> [EXERCISE]:
Print, word for word, every line from the beginning of the listing up to and including the line with "import plotly.graph_objects as go". Pictures are to be excluded.

> [INFORMATION PROVIDED]:
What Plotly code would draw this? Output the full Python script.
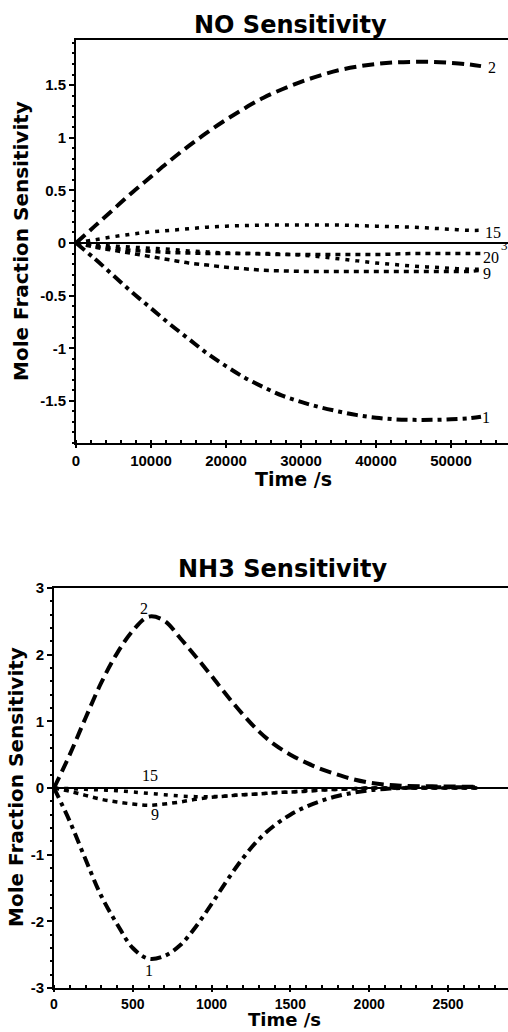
import plotly.graph_objects as go

# ---------------- NO sensitivity (top) ----------------
t_no = [0, 2500, 5000, 7500, 10000, 12500, 15000, 17500, 20000, 22500, 25000,
        27500, 30000, 32500, 35000, 37500, 40000, 42500, 45000, 47500, 50000,
        52500, 54000]
no_s2 = [0, 0.16, 0.32, 0.48, 0.63, 0.78, 0.92, 1.05, 1.17, 1.28, 1.38, 1.46,
         1.53, 1.59, 1.64, 1.675, 1.70, 1.715, 1.72, 1.72, 1.71, 1.695, 1.68]
no_s1 = [0, -0.15, -0.31, -0.47, -0.62, -0.77, -0.91, -1.05, -1.17, -1.28,
         -1.37, -1.45, -1.51, -1.56, -1.60, -1.635, -1.66, -1.675, -1.68, -1.68,
         -1.675, -1.665, -1.65]
no_s15 = [0, 0.03, 0.06, 0.085, 0.105, 0.12, 0.135, 0.15, 0.16, 0.165, 0.17,
          0.17, 0.17, 0.17, 0.17, 0.165, 0.16, 0.155, 0.15, 0.14, 0.13, 0.12, 0.12]
no_s3 = [0, -0.02, -0.03, -0.04, -0.05, -0.06, -0.075, -0.085, -0.095, -0.10,
         -0.10, -0.105, -0.115, -0.13, -0.15, -0.17, -0.19, -0.205, -0.22, -0.23,
         -0.24, -0.25, -0.25]
no_s20 = [0, -0.03, -0.05, -0.07, -0.08, -0.09, -0.095, -0.10, -0.10, -0.10,
          -0.105, -0.11, -0.11, -0.11, -0.11, -0.11, -0.11, -0.105, -0.10, -0.10,
          -0.10, -0.10, -0.10]
no_s9 = [0, -0.04, -0.07, -0.10, -0.13, -0.16, -0.19, -0.21, -0.23, -0.245,
         -0.26, -0.265, -0.27, -0.27, -0.27, -0.27, -0.27, -0.27, -0.27, -0.27,
         -0.27, -0.27, -0.26]
no_labels = ["2", "15", "3", "20", "9", "1"]
no_label_x = [55470, 55600, 57100, 55330, 54800, 54700]
no_label_y = [1.67, 0.10, -0.02, -0.14, -0.29, -1.66]

# ---------------- NH3 sensitivity (bottom) ----------------
t_nh3 = [0, 100, 200, 300, 400, 500, 600, 700, 800, 900, 1000, 1100, 1200,
         1300, 1400, 1500, 1600, 1700, 1800, 1900, 2000, 2100, 2200, 2400,
         2600, 2700]
nh3_s2 = [0, 0.50, 1.05, 1.58, 2.02, 2.36, 2.57, 2.51, 2.25, 1.97, 1.68, 1.38,
          1.10, 0.85, 0.65, 0.50, 0.38, 0.28, 0.20, 0.13, 0.08, 0.05, 0.035,
          0.025, 0.02, 0.02]
nh3_s1 = [0, -0.50, -1.07, -1.62, -2.04, -2.40, -2.56, -2.52, -2.36, -2.08,
          -1.74, -1.38, -1.05, -0.77, -0.56, -0.40, -0.28, -0.19, -0.12, -0.07,
          -0.035, -0.015, 0.0, 0.01, 0.01, 0.01]
nh3_s15 = [0, -0.01, -0.02, -0.03, -0.04, -0.06, -0.08, -0.10, -0.12, -0.13,
           -0.13, -0.12, -0.10, -0.09, -0.07, -0.06, -0.04, -0.03, -0.02, -0.01,
           0.0, 0.0, 0.0, 0.0, 0.0, 0.0]
nh3_s9 = [0, -0.05, -0.11, -0.17, -0.21, -0.24, -0.26, -0.24, -0.21, -0.17,
          -0.14, -0.12, -0.10, -0.09, -0.07, -0.06, -0.05, -0.03, -0.02, -0.01,
          0.0, 0.0, 0.0, 0.0, 0.0, 0.0]
nh3_labels = ["2", "15", "9", "1"]
nh3_label_x = [571, 609, 641, 603]
nh3_label_y = [2.70, 0.19, -0.39, -2.73]

no_xticks = [0, 10000, 20000, 30000, 40000, 50000]
no_yticks = [-1.5, -1, -0.5, 0, 0.5, 1, 1.5]
nh3_xticks = [0, 500, 1000, 1500, 2000, 2500]
nh3_yticks = [-3, -2, -1, 0, 1, 2, 3]

W, H = 508, 1032
BLACK = "black"

LONG_DASH = "12px,6px"
DASH_DOT = "11px,5px,4px,5px"
DOT = "4px,6px"
SHORT_DASH = "5px,5px"

fig = go.Figure()


def add_line(x, y, dash, width, xa, ya):
    fig.add_trace(go.Scatter(x=x, y=y, mode="lines", xaxis=xa, yaxis=ya,
                             line=dict(color=BLACK, width=width, dash=dash,
                                       shape="spline", smoothing=1.0),
                             showlegend=False, hoverinfo="skip"))


add_line(t_no, no_s2, LONG_DASH, 4, "x", "y")
add_line(t_no, no_s1, DASH_DOT, 4, "x", "y")
add_line(t_no, no_s15, DOT, 3.5, "x", "y")
add_line(t_no, no_s3, DOT, 3.5, "x", "y")
add_line(t_no, no_s20, SHORT_DASH, 3.5, "x", "y")
add_line(t_no, no_s9, SHORT_DASH, 3.5, "x", "y")

add_line(t_nh3, nh3_s2, LONG_DASH, 4, "x2", "y2")
add_line(t_nh3, nh3_s1, DASH_DOT, 4, "x2", "y2")
add_line(t_nh3, nh3_s15, DOT, 3.5, "x2", "y2")
add_line(t_nh3, nh3_s9, SHORT_DASH, 3.5, "x2", "y2")


def fmt(v):
    if float(v).is_integer():
        return "<b>%d</b>" % int(v)
    return "<b>%g</b>" % v


tickfont = dict(family="Liberation Sans", size=15, color=BLACK)
tickfont_low = dict(family="Liberation Sans", size=14, color=BLACK)

common_x = dict(showline=True, linecolor=BLACK, linewidth=2, mirror=True,
                ticks="outside", tickwidth=2, tickcolor=BLACK,
                showgrid=False, zeroline=False, automargin=False)
common_y = dict(showline=True, linecolor=BLACK, linewidth=2, mirror=True,
                ticks="outside", ticklen=5, tickwidth=2, tickcolor=BLACK,
                showgrid=False, zeroline=True, zerolinecolor=BLACK,
                zerolinewidth=1.5, tickfont=tickfont, automargin=False)

fig.update_layout(
    width=W, height=H,
    margin=dict(l=0, r=0, t=0, b=0, pad=0, autoexpand=False),
    paper_bgcolor="white", plot_bgcolor="white",
    xaxis=dict(domain=[76 / W, 1], range=[0, 57600], tickvals=no_xticks,
               ticktext=[fmt(v) for v in no_xticks], ticklen=3, tickfont=tickfont,
               minor=dict(dtick=2000, ticks="inside", ticklen=3, tickcolor=BLACK, tickwidth=1.5),
               anchor="y", **common_x),
    yaxis=dict(domain=[1 - 443 / H, 1 - 40 / H], range=[-1.90, 1.928],
               tickvals=no_yticks, ticktext=[fmt(v) for v in no_yticks],
               minor=dict(dtick=0.1, ticks="outside", ticklen=2, tickcolor=BLACK, tickwidth=1.5),
               anchor="x", **common_y),
    xaxis2=dict(domain=[54 / W, 1], range=[0, 2881], tickvals=nh3_xticks,
                ticktext=[fmt(v) for v in nh3_xticks], ticklen=2, tickfont=tickfont_low,
                minor=dict(dtick=100, ticks="inside", ticklen=3, tickcolor=BLACK, tickwidth=1.5),
                anchor="y2", **common_x),
    yaxis2=dict(domain=[1 - 988 / H, 1 - 588 / H], range=[-3, 3],
                tickvals=nh3_yticks, ticktext=[fmt(v) for v in nh3_yticks],
                minor=dict(dtick=0.2, ticks="outside", ticklen=2, tickcolor=BLACK, tickwidth=1.5),
                anchor="x2", **common_y),
)

title_font = dict(family="DejaVu Sans", size=24, color=BLACK)
axis_font = dict(family="DejaVu Sans", size=19, color=BLACK)
axis_font_low = dict(family="DejaVu Sans", size=18, color=BLACK)
yaxis_font = dict(family="DejaVu Sans", size=20, color=BLACK)
label_font = dict(family="Liberation Serif", size=16, color=BLACK)

ann = []


def paper_text(txt, x, y, font, angle=0):
    ann.append(dict(text="<b>%s</b>" % txt, x=x / W, y=1 - y / H, xref="paper",
                    yref="paper", showarrow=False, font=font, textangle=angle,
                    xanchor="center", yanchor="middle", borderpad=0))


paper_text("NO Sensitivity", 290, 25, title_font)
paper_text("NH3 Sensitivity", 282, 569, title_font)
paper_text("Time /s", 293, 479, axis_font)
paper_text("Time /s", 284, 1019, axis_font_low)
paper_text("Mole Fraction Sensitivity", 21, 241, yaxis_font, -90)
paper_text("Mole Fraction Sensitivity", 16, 787, yaxis_font, -90)

for txt, lx, ly in zip(no_labels, no_label_x, no_label_y):
    f = dict(label_font)
    if txt == "3":
        f["size"] = 13
    ann.append(dict(text=txt, x=lx, y=ly, xref="x", yref="y", showarrow=False,
                    font=f, xanchor="center", yanchor="middle"))
for txt, lx, ly in zip(nh3_labels, nh3_label_x, nh3_label_y):
    ann.append(dict(text=txt, x=lx, y=ly, xref="x2", yref="y2", showarrow=False,
                    font=label_font, xanchor="center", yanchor="middle"))

fig.update_layout(annotations=ann)

fig.write_html("out.html",
               config={"displayModeBar": False},
               post_script="document.body.style.margin='0px';"
                           "document.body.style.padding='0px';")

> [RIGHT ANSWER]:
What Plotly code would draw this? Output the full Python script.
import plotly.graph_objects as go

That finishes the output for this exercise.